Memorial and Remonstrance against Religious Assessment

James Madison: If the government can force you to pay for religious schools, then that same government may, in the future, force support for religion in other ways.
Who does not see that the same authority which can establish Christianity, in exclusion of all other Religions, may establish with the same ease any particular sect of Christians, in exclusion of all other Sects? that the same authority which can force a citizen to contribute three pence only of his property for the support of any one establishment, may force him to conform to any other establishment in all cases whatsoever?

Thomas Jefferson

Jefferson's Letter to the Danbury Baptists

Jefferson explained his position clearly in his letter to the Baptists of Danbury, Connecticut in 1802.
Believing with you that religion is a matter which lies solely between Man & his God, that he owes account to none other for his faith or his worship, that the legitimate powers of government reach actions only, & not opinions, I contemplate with sovereign reverence that act of the whole American people which declared that their legislature should "make no law respecting an establishment of religion, or prohibiting the free exercise thereof," thus building a wall of separation between Church & State.

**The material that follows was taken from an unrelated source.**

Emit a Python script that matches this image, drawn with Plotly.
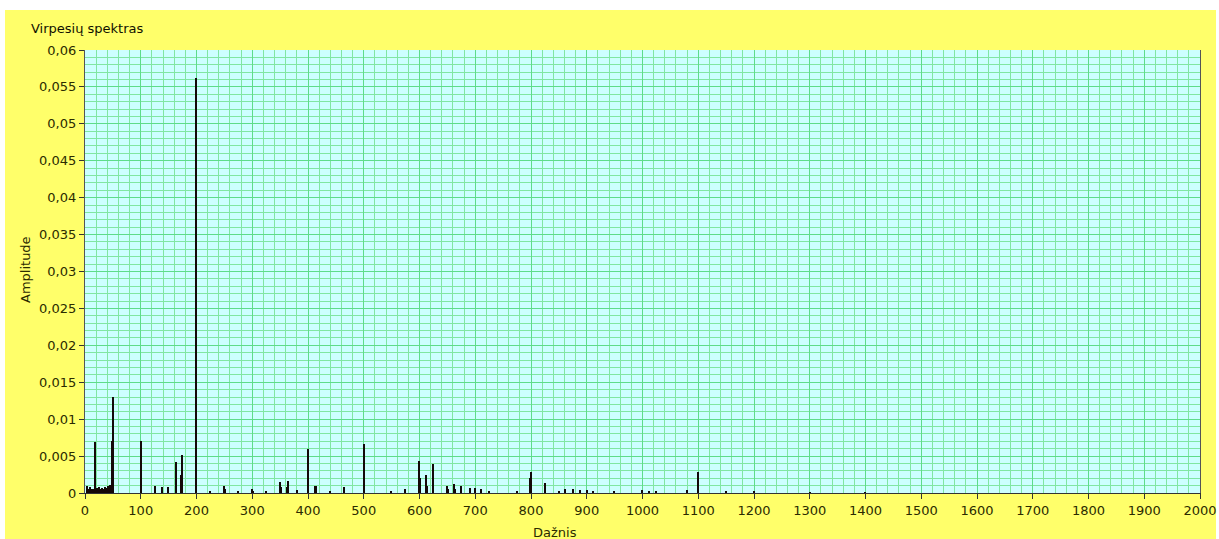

82. A Bill for Establishing Religious Freedom, 18 June 1779

Earlier (1779), Jefferson drafted the Virginia Statute of Religious Freedom, which Madison helped pass in the Virginia legislature.
We the General Assembly of Virginia do enact that no man shall be compelled to frequent or support any religious worship, place, or ministry whatsoever, nor shall be enforced, restrained, molested, or burthened in his body or goods, nor shall otherwise suffer, on account of his religious opinions or belief; but that all men shall be free to profess, and by argument to maintain, their opinions in matters of religion, and that the same shall in no wise diminish, enlarge, or affect their civil capacities.